[begin GIVEN DATA]

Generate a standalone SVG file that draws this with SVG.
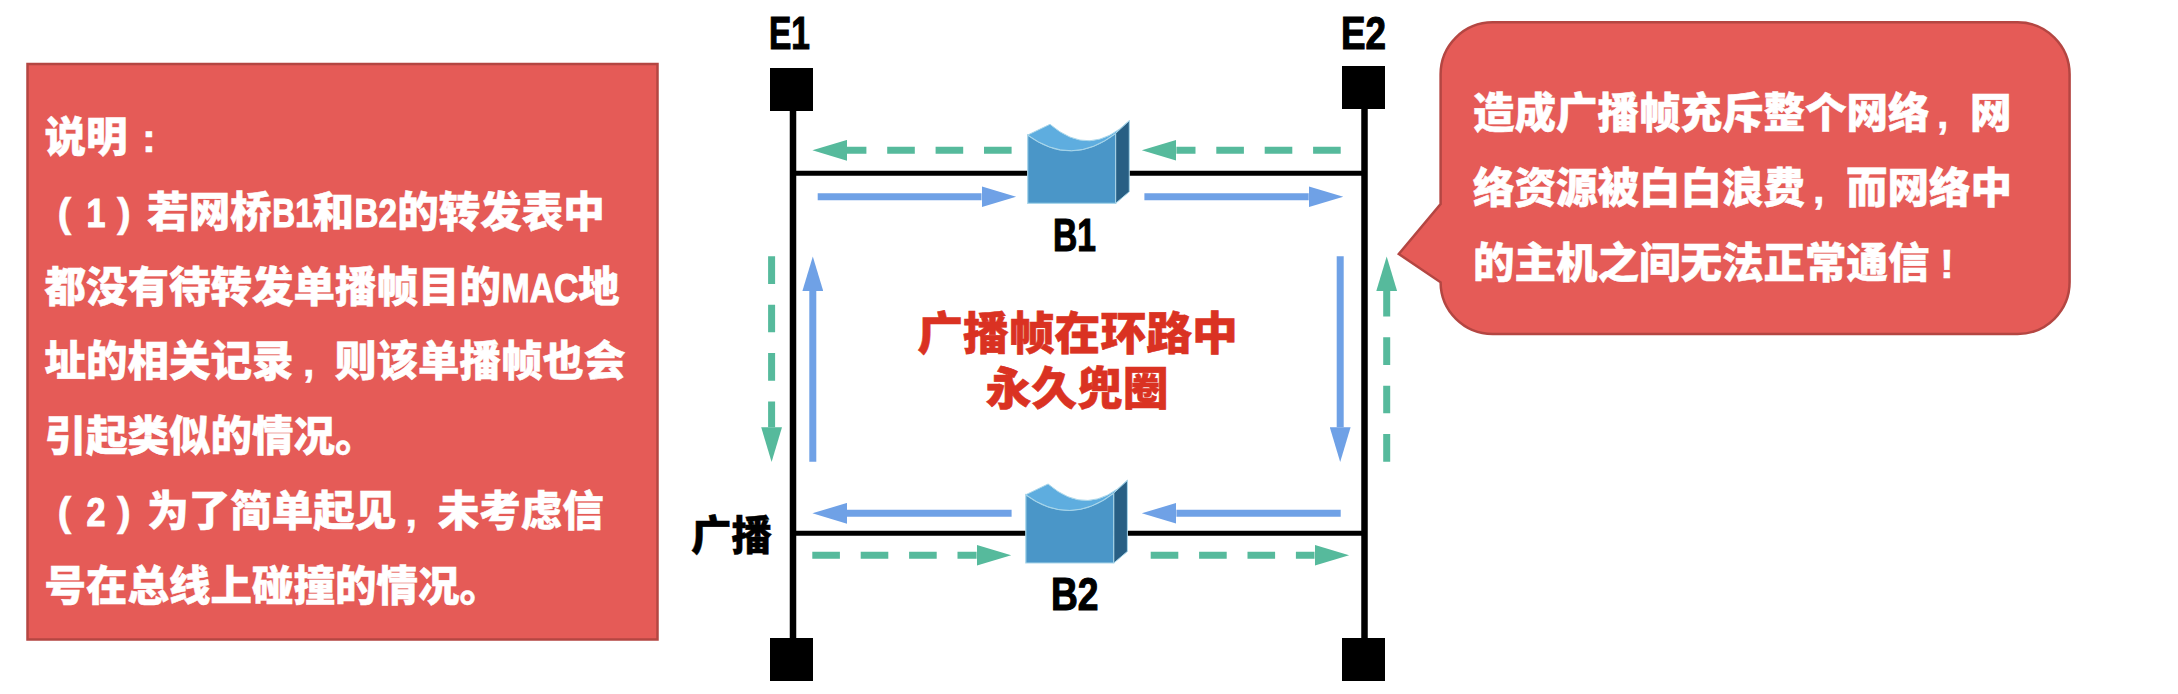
<svg xmlns="http://www.w3.org/2000/svg" width="2178" height="694" viewBox="0 0 2178 694">
<style>
text{font-family:"Liberation Sans","Noto Sans CJK SC",sans-serif;font-weight:700}
.w{fill:#fff;font-size:41.5px;font-weight:900;stroke:#fff;stroke-width:.5}
.l{stroke:#fff;stroke-width:1.1}
.k{fill:#000;font-size:46.8px;stroke:#000;stroke-width:1.2}
.c{fill:#000;font-size:40.5px;font-weight:900;stroke:#000;stroke-width:.5}
.r{fill:#DA3222;font-size:45.8px;text-anchor:middle;font-weight:900;stroke:#DA3222;stroke-width:.6}
.box{fill:#E55B57;stroke:#B44642;stroke-width:2.5}
.bus{stroke:#000;stroke-width:5;fill:none}
.vb{stroke:#000;stroke-width:6.5;fill:none}
.b{stroke:#6FA1E6;stroke-width:7;fill:none;marker-end:url(#hb)}
.g{stroke:#56BA9C;stroke-width:7;fill:none;stroke-dasharray:27.6 20.8;marker-end:url(#hg)}
.fr{fill:#4A96C8;stroke:#A9D6EA;stroke-width:1.2}
.tp{fill:#5EADDF;stroke:#A9D6EA;stroke-width:1}
.sd{fill:#285F84;stroke:#A9D6EA;stroke-width:1}
</style>
<defs>
<marker id="hb" markerUnits="userSpaceOnUse" markerWidth="35" markerHeight="21" refX="0" refY="10.4" orient="auto"><path d="M0 0L34.6 10.4L0 20.8Z" fill="#6FA1E6"/></marker>
<marker id="hg" markerUnits="userSpaceOnUse" markerWidth="35" markerHeight="21" refX="0" refY="10.4" orient="auto"><path d="M0 0L34.6 10.4L0 20.8Z" fill="#56BA9C"/></marker>
<g id="bridge-shape">
<path class="fr" d="M1027.7 135Q1071.7 167.3 1115.7 133.3L1115.7 203.3L1027.7 203.3Z"/>
<path class="tp" d="M1027.7 135L1050 124.3Q1090 159 1129.3 120.7L1115.7 133.3Q1071.7 167.3 1027.7 135Z"/>
<path class="sd" d="M1115.7 133.3L1129.3 120.7L1129.3 191.7L1115.7 203.3Z"/>
</g>
</defs>
<rect width="2178" height="694" fill="#fff"/>
<g id="note">
<rect class="box" x="27.5" y="64" width="630" height="575.5"/>
<text class="w" y="152"><tspan x="44.6">说明</tspan><tspan x="142">:</tspan></text>
<text class="w" y="227"><tspan x="57.6">(</tspan><tspan class="l" x="86.5" textLength="19" lengthAdjust="spacingAndGlyphs">1</tspan><tspan x="117">)</tspan><tspan x="147.3">若网桥</tspan><tspan class="l" x="272.3" textLength="40.5" lengthAdjust="spacingAndGlyphs">B1</tspan><tspan x="312.5">和</tspan><tspan class="l" x="354.5" textLength="42.5" lengthAdjust="spacingAndGlyphs">B2</tspan><tspan x="397.3">的转发表中</tspan></text>
<text class="w" y="301.7"><tspan x="44.6">都没有待转发单播帧目的</tspan><tspan class="l" x="501.5" textLength="77" lengthAdjust="spacingAndGlyphs">MAC</tspan><tspan x="578">地</tspan></text>
<text class="w" y="376.4"><tspan x="44.6">址的相关记录</tspan><tspan x="303">,</tspan><tspan x="335.1">则该单播帧也会</tspan></text>
<text class="w" y="451"><tspan x="44.6">引起类似的情况。</tspan></text>
<text class="w" y="526"><tspan x="57.6">(</tspan><tspan class="l" x="86.5" textLength="19" lengthAdjust="spacingAndGlyphs">2</tspan><tspan x="117">)</tspan><tspan x="147.3">为了简单起见</tspan><tspan x="405.5">,</tspan><tspan x="437.8">未考虑信</tspan></text>
<text class="w" y="600.6"><tspan x="44.6">号在总线上碰撞的情况。</tspan></text>
</g>
<g id="connectors">
<path class="vb" d="M793 111V638"/>
<path class="vb" d="M1364.5 109V638"/>
<path class="bus" d="M793 173.3H1030M1115 173.3H1364.5"/>
<path class="bus" d="M793 533.3H1030M1113 533.3H1364.5"/>
<path class="g" d="M1011.6 150.3H847"/>
<path class="g" d="M1340.7 150.3H1176.4"/>
<path class="b" d="M817.7 196.7H981.5"/>
<path class="b" d="M1144.4 196.7H1308.7"/>
<path class="g" d="M771.6 256.3V427.3"/>
<path class="b" d="M812.8 461.7V291"/>
<path class="b" d="M1340.2 256.3V427.3"/>
<path class="g" d="M1386.7 461.7V291"/>
<path class="b" d="M1011.6 513.3H847"/>
<path class="b" d="M1340.7 513.3H1176.4"/>
<path class="g" d="M812.3 555.3H976.6"/>
<path class="g" d="M1150.7 555.3H1314.5"/>
</g>
<g id="E1"><rect x="770" y="68" width="43" height="43"/><text class="k" x="769" y="49.3" textLength="41" lengthAdjust="spacingAndGlyphs">E1</text></g>
<g id="E2"><rect x="1342" y="66" width="43" height="43"/><text class="k" x="1341" y="49.3" textLength="45" lengthAdjust="spacingAndGlyphs">E2</text></g>
<g id="E3"><rect x="770" y="638" width="43" height="43"/></g>
<g id="E4"><rect x="1342" y="638" width="43" height="43"/></g>
<g id="B1"><use href="#bridge-shape"/><text class="k" x="1053" y="250.7" textLength="43" lengthAdjust="spacingAndGlyphs">B1</text></g>
<g id="B2"><use href="#bridge-shape" transform="translate(-1.9 359.7)"/><text class="k" x="1051" y="610" textLength="47.5" lengthAdjust="spacingAndGlyphs">B2</text></g>
<g id="broadcast-label"><text class="c" x="691" y="550">广播</text></g>
<g id="loop-label">
<text class="r" x="1077.5" y="350">广播帧在环路中</text>
<text class="r" x="1077" y="405">永久兜圈</text>
</g>
<g id="callout">
<path class="box" d="M1492.6 22.3H2017.6A52 52 0 0 1 2069.6 74.3V282A52 52 0 0 1 2017.6 334H1492.6A52 52 0 0 1 1440.6 282.3L1398.8 254L1440.6 204V74.3A52 52 0 0 1 1492.6 22.3Z"/>
<text class="w" y="128"><tspan x="1473">造成广播帧充斥整个网络</tspan><tspan x="1937">,</tspan><tspan x="1970">网</tspan></text>
<text class="w" y="202.5"><tspan x="1473">络资源被白白浪费</tspan><tspan x="1813">,</tspan><tspan x="1846">而网络中</tspan></text>
<text class="w" y="278"><tspan x="1473">的主机之间无法正常通信</tspan><tspan x="1940">!</tspan></text>
</g>
</svg>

[end GIVEN DATA]

● **EXERCISE BRIEF**
Set down the material exactly, every line of it, except for the pictures.

● **RESULT**
Generate a standalone SVG file that draws this with SVG.
<svg xmlns="http://www.w3.org/2000/svg" width="2178" height="694" viewBox="0 0 2178 694">
<style>
text{font-family:"Liberation Sans","Noto Sans CJK SC",sans-serif;font-weight:700}
.w{fill:#fff;font-size:41.5px;font-weight:900;stroke:#fff;stroke-width:.5}
.l{stroke:#fff;stroke-width:1.1}
.k{fill:#000;font-size:46.8px;stroke:#000;stroke-width:1.2}
.c{fill:#000;font-size:40.5px;font-weight:900;stroke:#000;stroke-width:.5}
.r{fill:#DA3222;font-size:45.8px;text-anchor:middle;font-weight:900;stroke:#DA3222;stroke-width:.6}
.box{fill:#E55B57;stroke:#B44642;stroke-width:2.5}
.bus{stroke:#000;stroke-width:5;fill:none}
.vb{stroke:#000;stroke-width:6.5;fill:none}
.b{stroke:#6FA1E6;stroke-width:7;fill:none;marker-end:url(#hb)}
.g{stroke:#56BA9C;stroke-width:7;fill:none;stroke-dasharray:27.6 20.8;marker-end:url(#hg)}
.fr{fill:#4A96C8;stroke:#A9D6EA;stroke-width:1.2}
.tp{fill:#5EADDF;stroke:#A9D6EA;stroke-width:1}
.sd{fill:#285F84;stroke:#A9D6EA;stroke-width:1}
</style>
<defs>
<marker id="hb" markerUnits="userSpaceOnUse" markerWidth="35" markerHeight="21" refX="0" refY="10.4" orient="auto"><path d="M0 0L34.6 10.4L0 20.8Z" fill="#6FA1E6"/></marker>
<marker id="hg" markerUnits="userSpaceOnUse" markerWidth="35" markerHeight="21" refX="0" refY="10.4" orient="auto"><path d="M0 0L34.6 10.4L0 20.8Z" fill="#56BA9C"/></marker>
<g id="bridge-shape">
<path class="fr" d="M1027.7 135Q1071.7 167.3 1115.7 133.3L1115.7 203.3L1027.7 203.3Z"/>
<path class="tp" d="M1027.7 135L1050 124.3Q1090 159 1129.3 120.7L1115.7 133.3Q1071.7 167.3 1027.7 135Z"/>
<path class="sd" d="M1115.7 133.3L1129.3 120.7L1129.3 191.7L1115.7 203.3Z"/>
</g>
</defs>
<rect width="2178" height="694" fill="#fff"/>
<g id="note">
<rect class="box" x="27.5" y="64" width="630" height="575.5"/>
<text class="w" y="152"><tspan x="44.6">说明</tspan><tspan x="142">:</tspan></text>
<text class="w" y="227"><tspan x="57.6">(</tspan><tspan class="l" x="86.5" textLength="19" lengthAdjust="spacingAndGlyphs">1</tspan><tspan x="117">)</tspan><tspan x="147.3">若网桥</tspan><tspan class="l" x="272.3" textLength="40.5" lengthAdjust="spacingAndGlyphs">B1</tspan><tspan x="312.5">和</tspan><tspan class="l" x="354.5" textLength="42.5" lengthAdjust="spacingAndGlyphs">B2</tspan><tspan x="397.3">的转发表中</tspan></text>
<text class="w" y="301.7"><tspan x="44.6">都没有待转发单播帧目的</tspan><tspan class="l" x="501.5" textLength="77" lengthAdjust="spacingAndGlyphs">MAC</tspan><tspan x="578">地</tspan></text>
<text class="w" y="376.4"><tspan x="44.6">址的相关记录</tspan><tspan x="303">,</tspan><tspan x="335.1">则该单播帧也会</tspan></text>
<text class="w" y="451"><tspan x="44.6">引起类似的情况。</tspan></text>
<text class="w" y="526"><tspan x="57.6">(</tspan><tspan class="l" x="86.5" textLength="19" lengthAdjust="spacingAndGlyphs">2</tspan><tspan x="117">)</tspan><tspan x="147.3">为了简单起见</tspan><tspan x="405.5">,</tspan><tspan x="437.8">未考虑信</tspan></text>
<text class="w" y="600.6"><tspan x="44.6">号在总线上碰撞的情况。</tspan></text>
</g>
<g id="connectors">
<path class="vb" d="M793 111V638"/>
<path class="vb" d="M1364.5 109V638"/>
<path class="bus" d="M793 173.3H1030M1115 173.3H1364.5"/>
<path class="bus" d="M793 533.3H1030M1113 533.3H1364.5"/>
<path class="g" d="M1011.6 150.3H847"/>
<path class="g" d="M1340.7 150.3H1176.4"/>
<path class="b" d="M817.7 196.7H981.5"/>
<path class="b" d="M1144.4 196.7H1308.7"/>
<path class="g" d="M771.6 256.3V427.3"/>
<path class="b" d="M812.8 461.7V291"/>
<path class="b" d="M1340.2 256.3V427.3"/>
<path class="g" d="M1386.7 461.7V291"/>
<path class="b" d="M1011.6 513.3H847"/>
<path class="b" d="M1340.7 513.3H1176.4"/>
<path class="g" d="M812.3 555.3H976.6"/>
<path class="g" d="M1150.7 555.3H1314.5"/>
</g>
<g id="E1"><rect x="770" y="68" width="43" height="43"/><text class="k" x="769" y="49.3" textLength="41" lengthAdjust="spacingAndGlyphs">E1</text></g>
<g id="E2"><rect x="1342" y="66" width="43" height="43"/><text class="k" x="1341" y="49.3" textLength="45" lengthAdjust="spacingAndGlyphs">E2</text></g>
<g id="E3"><rect x="770" y="638" width="43" height="43"/></g>
<g id="E4"><rect x="1342" y="638" width="43" height="43"/></g>
<g id="B1"><use href="#bridge-shape"/><text class="k" x="1053" y="250.7" textLength="43" lengthAdjust="spacingAndGlyphs">B1</text></g>
<g id="B2"><use href="#bridge-shape" transform="translate(-1.9 359.7)"/><text class="k" x="1051" y="610" textLength="47.5" lengthAdjust="spacingAndGlyphs">B2</text></g>
<g id="broadcast-label"><text class="c" x="691" y="550">广播</text></g>
<g id="loop-label">
<text class="r" x="1077.5" y="350">广播帧在环路中</text>
<text class="r" x="1077" y="405">永久兜圈</text>
</g>
<g id="callout">
<path class="box" d="M1492.6 22.3H2017.6A52 52 0 0 1 2069.6 74.3V282A52 52 0 0 1 2017.6 334H1492.6A52 52 0 0 1 1440.6 282.3L1398.8 254L1440.6 204V74.3A52 52 0 0 1 1492.6 22.3Z"/>
<text class="w" y="128"><tspan x="1473">造成广播帧充斥整个网络</tspan><tspan x="1937">,</tspan><tspan x="1970">网</tspan></text>
<text class="w" y="202.5"><tspan x="1473">络资源被白白浪费</tspan><tspan x="1813">,</tspan><tspan x="1846">而网络中</tspan></text>
<text class="w" y="278"><tspan x="1473">的主机之间无法正常通信</tspan><tspan x="1940">!</tspan></text>
</g>
</svg>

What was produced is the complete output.